YOUR GOAL -
Write out the listing, please, but only from its first line through the line containing "101.4, 109.3, 120];", exactly as given and without pictures.

SUPPLIED DATA -
☆ ☆ ☆ ☆

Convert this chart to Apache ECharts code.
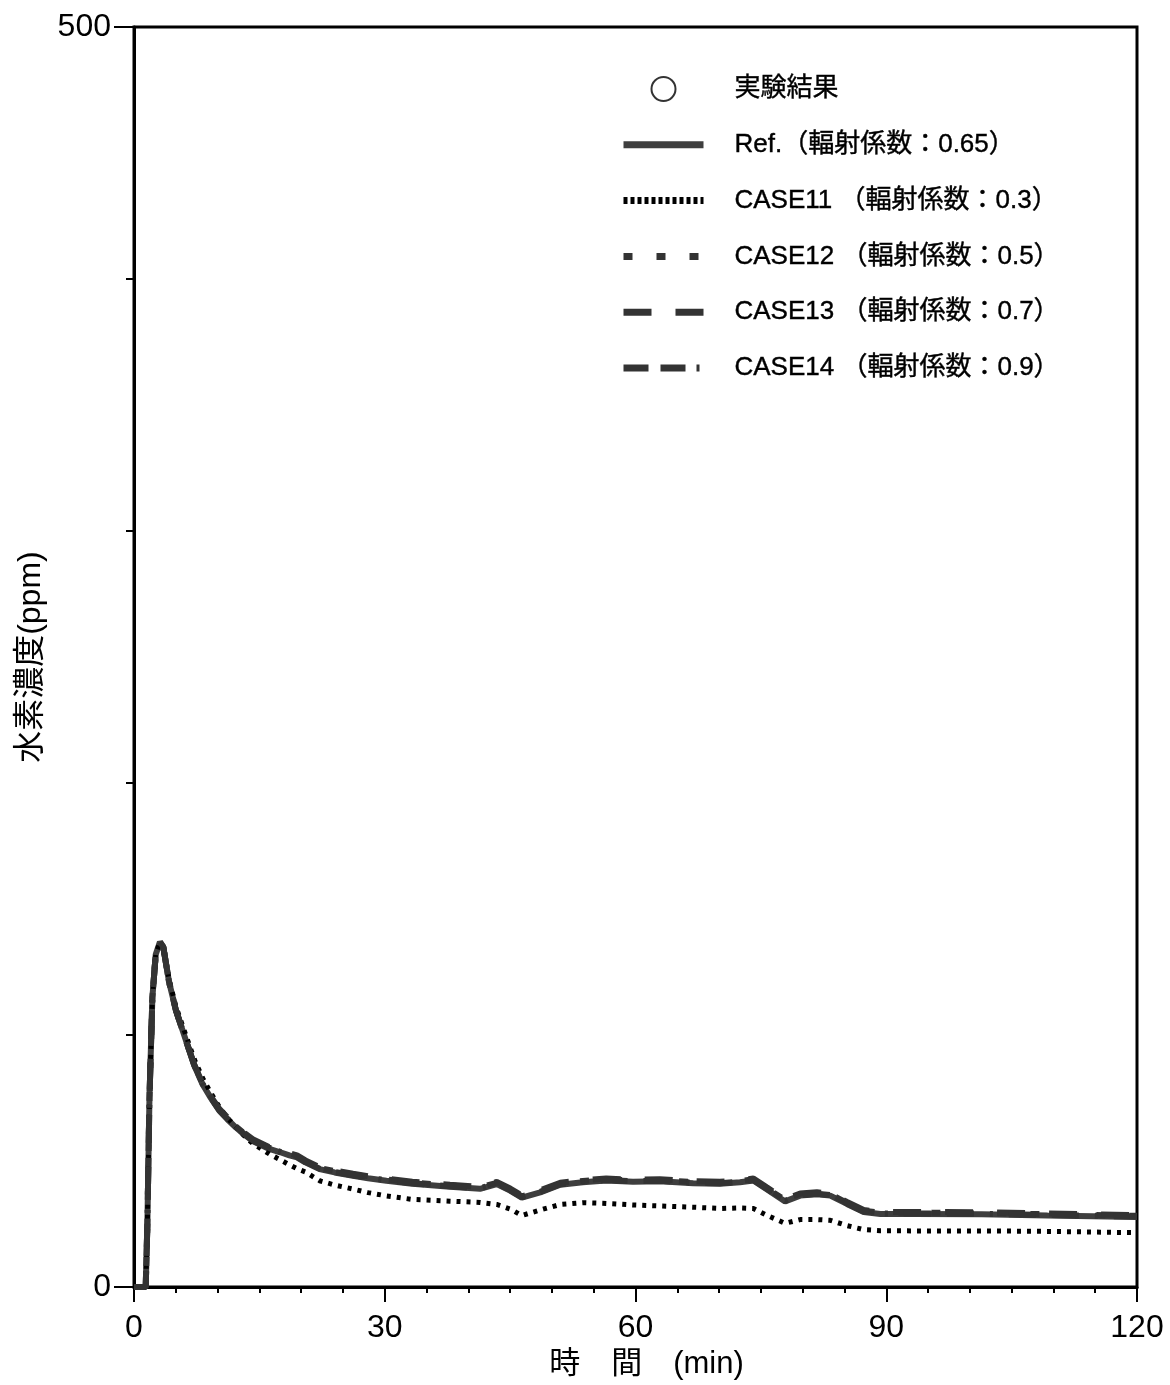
<!DOCTYPE html>
<html>
<head>
<meta charset="utf-8">
<script src="https://cdn.jsdelivr.net/npm/echarts@6/dist/echarts.min.js"></script>
<style>
  html, body { margin: 0; padding: 0; background: #fff; }
  #chart { width: 1170px; height: 1385px; }
</style>
</head>
<body>
<div id="chart"></div>
<script>
// Time axis (min) shared by all simulated series
const times = [0, 1.4, 1.6, 1.85, 2.2, 2.6, 3.1, 3.5, 4.2, 5, 6.2, 7.2, 8.2, 9.2, 10.2, 11.2, 12.2, 13.2, 14.2, 16.2, 17.5, 18.6, 19.5, 20.5, 22.2, 24, 26.2, 28, 30.2, 33.3, 37.8, 41.4, 43.4, 45, 46.4, 48.6, 51, 53.7, 56.5, 59.7, 62.9, 66.9, 70.1, 72.5, 74.1, 75.7, 77.9, 79.7, 81.7, 83.3, 85.3, 87.3, 89.3, 93.3, 101.4, 109.3, 120];

// Hydrogen concentration (ppm) for each emissivity case
const refValues = [0, 0, 25, 75, 115, 132, 137, 135, 121, 110, 98, 88, 80.5, 75, 70, 66.5, 63.3, 60.5, 58, 54.8, 53.5, 52.3, 51.5, 49.5, 46.8, 45.5, 44.2, 43.2, 42.2, 41, 39.8, 39, 40.9, 38.3, 35.5, 37.6, 40.6, 41.6, 42.3, 41.8, 42, 41.2, 41, 41.6, 42.3, 38.8, 34, 36.3, 36.8, 36.3, 33, 29.8, 29, 29, 28.9, 28.4, 27.8];
const case11Values = [0, 0, 25, 75, 115, 132, 137, 135, 122, 111.5, 100, 90.5, 83, 77, 71.5, 67, 63.5, 60, 57, 52.8, 50.5, 48.5, 47, 45.7, 42.2, 40.5, 38.9, 37.5, 36.2, 34.8, 34.1, 33.6, 32.8, 31, 28.4, 30.6, 32.8, 33.5, 33.2, 32.6, 32.2, 31.7, 31.2, 31.4, 31.2, 28.5, 25.3, 26.8, 26.8, 26.5, 24.4, 22.8, 22.4, 22.3, 22.3, 22.1, 21.6];
const case12Values = [0, 0, 25, 75, 115, 132, 137, 135, 121, 110, 98, 88.2, 80.8, 75.3, 70.4, 66.9, 63.7, 60.9, 58.4, 55.2, 53.9, 52.8, 52, 50, 47.3, 46, 44.7, 43.7, 42.7, 41.5, 40.3, 39.5, 41.4, 38.8, 36, 38.1, 41.1, 42.1, 42.8, 42.3, 42.5, 41.7, 41.5, 42.1, 42.8, 39.3, 34.5, 36.8, 37.3, 36.8, 33.5, 30.3, 29.5, 29.5, 29.4, 28.9, 28.3];
const case13Values = [0, 0, 25, 75, 115, 132, 137, 135, 121, 110, 98, 88.3, 81, 75.6, 70.7, 67.2, 64, 61.2, 58.7, 55.5, 54.2, 53.1, 52.3, 50.3, 47.6, 46.3, 45, 44, 43, 41.8, 40.6, 39.8, 41.7, 39.1, 36.3, 38.4, 41.4, 42.4, 43.1, 42.6, 42.8, 42, 41.8, 42.4, 43.1, 39.6, 34.8, 37.1, 37.6, 37.1, 33.8, 30.6, 29.8, 29.8, 29.7, 29.2, 28.6];
const case14Values = [0, 0, 25, 75, 115, 132, 137, 135, 121, 110, 98, 88.1, 80.7, 75.2, 70.2, 66.7, 63.5, 60.7, 58.2, 55, 53.7, 52.5, 51.7, 49.7, 47, 45.7, 44.4, 43.4, 42.4, 41.2, 40, 39.2, 41.1, 38.5, 35.7, 37.8, 40.8, 41.8, 42.5, 42, 42.2, 41.4, 41.2, 41.8, 42.5, 39, 34.2, 36.5, 37, 36.5, 33.2, 30, 29.2, 29.2, 29.1, 28.6, 28];
// Measured points (none plotted)
const experimentPoints = [];

// Labels
const seriesNames = ['実験結果', 'Ref.（輻射係数：0.65）', 'CASE11 （輻射係数：0.3）', 'CASE12 （輻射係数：0.5）', 'CASE13 （輻射係数：0.7）', 'CASE14 （輻射係数：0.9）'];
const xTitle = '時　間　(min)';
const yTitle = '水素濃度(ppm)';

const FONT = "'Liberation Sans', Arial, 'Noto Sans CJK JP', sans-serif";
const pairs = vals => times.map((t, i) => [t, vals[i]]);

// line items in the legend show only the stroke pattern, no marker
const noMarker = { opacity: 0 };

const chart = echarts.init(document.getElementById('chart'), null, { renderer: 'canvas' });

chart.setOption({
  animation: false,
  backgroundColor: '#fff',
  grid: {
    left: 134, right: 33, top: 27, bottom: 94,
    show: true, borderColor: '#000', borderWidth: 3, backgroundColor: 'transparent'
  },
  legend: {
    orient: 'vertical',
    left: 620, top: 75, padding: 0,
    itemWidth: 80, itemHeight: 24, itemGap: 27.8,
    align: 'left',
    textStyle: {
      fontFamily: FONT, fontSize: 26, color: '#000', lineHeight: 28,
      padding: [0, 0, 0, 26], textBorderColor: '#000', textBorderWidth: 0.4
    },
    data: [
      { name: seriesNames[0] },
      { name: seriesNames[1], lineStyle: { width: 7 }, itemStyle: noMarker },
      { name: seriesNames[2], lineStyle: { width: 7, type: [4, 3] }, itemStyle: noMarker },
      { name: seriesNames[3], lineStyle: { width: 7 }, itemStyle: noMarker },
      { name: seriesNames[4], lineStyle: { width: 7 }, itemStyle: noMarker },
      { name: seriesNames[5], lineStyle: { width: 7, type: [25, 12, 25, 11, 3, 100] }, itemStyle: noMarker }
    ]
  },
  xAxis: {
    type: 'value', min: 0, max: 120, interval: 30,
    name: xTitle, nameLocation: 'middle', nameGap: 58,
    nameTextStyle: { fontFamily: FONT, fontSize: 31, color: '#000', padding: [0, 0, 0, 22] },
    axisLine: { lineStyle: { color: '#000', width: 3 } },
    axisTick: { show: true, inside: false, length: 15, lineStyle: { color: '#000', width: 2 } },
    minorTick: { show: true, splitNumber: 6, length: 6, lineStyle: { color: '#000', width: 2 } },
    axisLabel: { fontFamily: FONT, fontSize: 32, color: '#000', margin: 25 },
    splitLine: { show: false }
  },
  yAxis: {
    type: 'value', min: 0, max: 500, interval: 500,
    name: yTitle, nameLocation: 'middle', nameGap: 76, nameRotate: 90,
    nameTextStyle: { fontFamily: FONT, fontSize: 32, color: '#000' },
    axisLine: { show: true, lineStyle: { color: '#000', width: 3 } },
    axisTick: { show: true, inside: false, length: 20, lineStyle: { color: '#000', width: 2 } },
    minorTick: { show: true, splitNumber: 5, length: 8, lineStyle: { color: '#000', width: 2 } },
    axisLabel: { fontFamily: FONT, fontSize: 32, color: '#000', margin: 23 },
    splitLine: { show: false }
  },
  series: [
    {
      name: seriesNames[0], type: 'scatter', data: experimentPoints,
      symbol: 'circle', symbolSize: 22,
      itemStyle: { color: '#fff', borderColor: '#000', borderWidth: 2 }
    },
    {
      name: seriesNames[1], type: 'line', data: pairs(refValues),
      showSymbol: false, symbol: 'none', z: 2,
      lineStyle: { color: '#3e3e3e', width: 6 },
      itemStyle: { color: '#3e3e3e' }
    },
    {
      name: seriesNames[2], type: 'line', data: pairs(case11Values),
      showSymbol: false, symbol: 'none', z: 3,
      lineStyle: { color: '#000', width: 5, type: [4, 6] },
      itemStyle: { color: '#000' }
    },
    {
      name: seriesNames[3], type: 'line', data: pairs(case12Values),
      showSymbol: false, symbol: 'none', z: 4,
      lineStyle: { color: '#333', width: 6, type: [9, 24] },
      itemStyle: { color: '#333' }
    },
    {
      name: seriesNames[4], type: 'line', data: pairs(case13Values),
      showSymbol: false, symbol: 'none', z: 4,
      lineStyle: { color: '#333', width: 6, type: [28, 24] },
      itemStyle: { color: '#333' }
    },
    {
      name: seriesNames[5], type: 'line', data: pairs(case14Values),
      showSymbol: false, symbol: 'none', z: 4,
      lineStyle: { color: '#333', width: 6, type: [27, 16, 27, 16, 3, 16] },
      itemStyle: { color: '#333' }
    }
  ]
});
</script>
</body>
</html>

☆ ☆ ☆ ☆

EXERCISE ANSWER -
Convert this chart to Apache ECharts code.
<!DOCTYPE html>
<html>
<head>
<meta charset="utf-8">
<script src="https://cdn.jsdelivr.net/npm/echarts@6/dist/echarts.min.js"></script>
<style>
  html, body { margin: 0; padding: 0; background: #fff; }
  #chart { width: 1170px; height: 1385px; }
</style>
</head>
<body>
<div id="chart"></div>
<script>
// Time axis (min) shared by all simulated series
const times = [0, 1.4, 1.6, 1.85, 2.2, 2.6, 3.1, 3.5, 4.2, 5, 6.2, 7.2, 8.2, 9.2, 10.2, 11.2, 12.2, 13.2, 14.2, 16.2, 17.5, 18.6, 19.5, 20.5, 22.2, 24, 26.2, 28, 30.2, 33.3, 37.8, 41.4, 43.4, 45, 46.4, 48.6, 51, 53.7, 56.5, 59.7, 62.9, 66.9, 70.1, 72.5, 74.1, 75.7, 77.9, 79.7, 81.7, 83.3, 85.3, 87.3, 89.3, 93.3, 101.4, 109.3, 120];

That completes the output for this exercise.